» **Information shown**
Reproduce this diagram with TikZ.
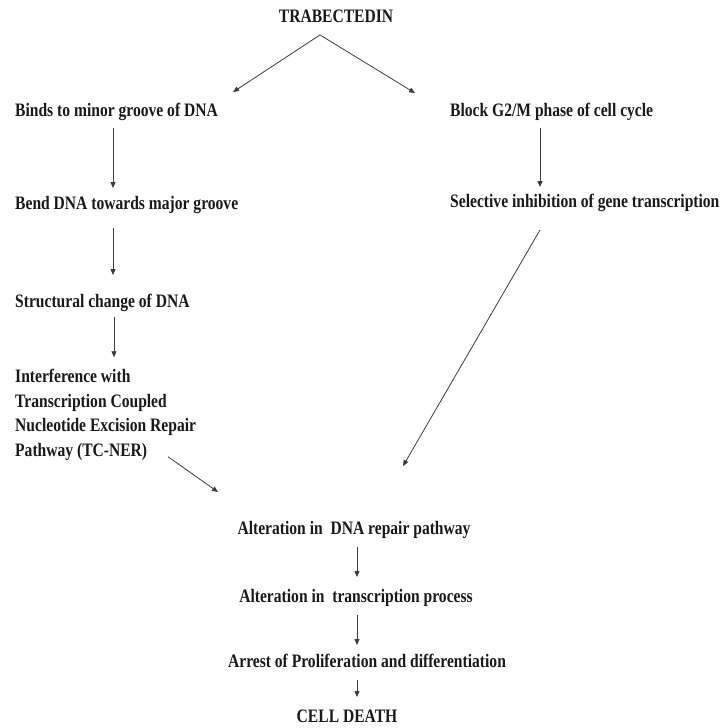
\documentclass[tikz,border=0pt]{standalone}
\usepackage{fontspec}
\setmainfont{Liberation Serif}[FakeStretch=0.82]
\usepackage{tikz}
\usetikzlibrary{arrows.meta,calc}
\definecolor{Ink}{RGB}{25, 25, 25}
\definecolor{Line}{RGB}{60, 60, 60}

\begin{document}
\begin{tikzpicture}[x=1pt, y=-1pt,
    step text/.style={font=\fontsize{19}{24.5}\selectfont\bfseries, text=Ink, inner sep=0pt,
        text height=12pt, text depth=3.5pt},
    arr/.style={draw=Line, line width=0.8pt, -{Triangle[length=6pt,width=5pt]}}]
    %%Background
    \useasboundingbox (0,0) rectangle (722,728);

    %% Top
    \node[step text] (trab) at (336,18) {TRABECTEDIN};

    %% Left branch
    \node[step text, anchor=west] (binds) at (15,112) {Binds to minor groove of DNA};
    \node[step text, anchor=west] (bend) at (15,205) {Bend DNA towards major groove};
    \node[step text, anchor=west] (struct) at (15,303) {Structural change of DNA};
    \node[step text, anchor=west, align=left, text height=, text depth=] (interf) at (15,415)
    {Interference with\\Transcription Coupled\\Nucleotide Excision Repair\\Pathway (TC-NER)};

    %% Right branch
    \node[step text, anchor=west] (block) at (450,112) {Block G2/M phase of cell cycle};
    \node[step text, anchor=west] (select) at (450,203) {Selective inhibition of gene transcription};

    %% Bottom
    \node[step text] (altdna) at (354,530) {Alteration in\ \ DNA repair pathway};
    \node[step text] (alttrans) at (356,598) {Alteration in\ \ transcription process};
    \node[step text] (arrest) at (367,663) {Arrest of Proliferation and differentiation};
    \node[step text] (death) at (347,718) {CELL DEATH};

    %% Arrows
    \draw[arr] ([shift={(-16,9)}]trab.south) -- ([shift={(218,-12)}]binds.north west);
    \draw[arr] ([shift={(-16,9)}]trab.south) -- ([shift={(-35,-11)}]block.north west);
    \draw[arr] ([shift={(98,8)}]binds.south west) -- ([shift={(98,-9)}]bend.north west);
    \draw[arr] ([shift={(90,8)}]block.south west) -- ([shift={(90,-8)}]select.north west);
    \draw[arr] ([shift={(98,15)}]bend.south west) -- ([shift={(98,-20)}]struct.north west);
    \draw[arr] ([shift={(99,6)}]struct.south west) -- ([shift={(99,-12)}]interf.north west);
    \draw[arr] ([shift={(90,19)}]select.south west) -- ([shift={(49,-56)}]altdna.north);
    \draw[arr] ([shift={(153,-4)}]interf.south west) -- ([shift={(-136,-30)}]altdna.north);
    \draw[arr] ([shift={(3,9)}]altdna.south) -- ([shift={(1,-13)}]alttrans.north);
    \draw[arr] ([shift={(1,9)}]alttrans.south) -- ([shift={(-10,-10)}]arrest.north);
    \draw[arr] ([shift={(-10,9)}]arrest.south) -- ([shift={(10,-13)}]death.north);
\end{tikzpicture}
\end{document}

» **Aim of the exercise**
Look at the listing and set down only the lines from its start through the line with "with\\Transcription Coupled\\Nucleotide Excision", word for word and without pictures.

» **Complete response**
Reproduce this diagram with TikZ.
\documentclass[tikz,border=0pt]{standalone}
\usepackage{fontspec}
\setmainfont{Liberation Serif}[FakeStretch=0.82]
\usepackage{tikz}
\usetikzlibrary{arrows.meta,calc}
\definecolor{Ink}{RGB}{25, 25, 25}
\definecolor{Line}{RGB}{60, 60, 60}

\begin{document}
\begin{tikzpicture}[x=1pt, y=-1pt,
    step text/.style={font=\fontsize{19}{24.5}\selectfont\bfseries, text=Ink, inner sep=0pt,
        text height=12pt, text depth=3.5pt},
    arr/.style={draw=Line, line width=0.8pt, -{Triangle[length=6pt,width=5pt]}}]
    %%Background
    \useasboundingbox (0,0) rectangle (722,728);

    %% Top
    \node[step text] (trab) at (336,18) {TRABECTEDIN};

    %% Left branch
    \node[step text, anchor=west] (binds) at (15,112) {Binds to minor groove of DNA};
    \node[step text, anchor=west] (bend) at (15,205) {Bend DNA towards major groove};
    \node[step text, anchor=west] (struct) at (15,303) {Structural change of DNA};
    \node[step text, anchor=west, align=left, text height=, text depth=] (interf) at (15,415)
    {Interference with\\Transcription Coupled\\Nucleotide Excision Repair\\Pathway (TC-NER)};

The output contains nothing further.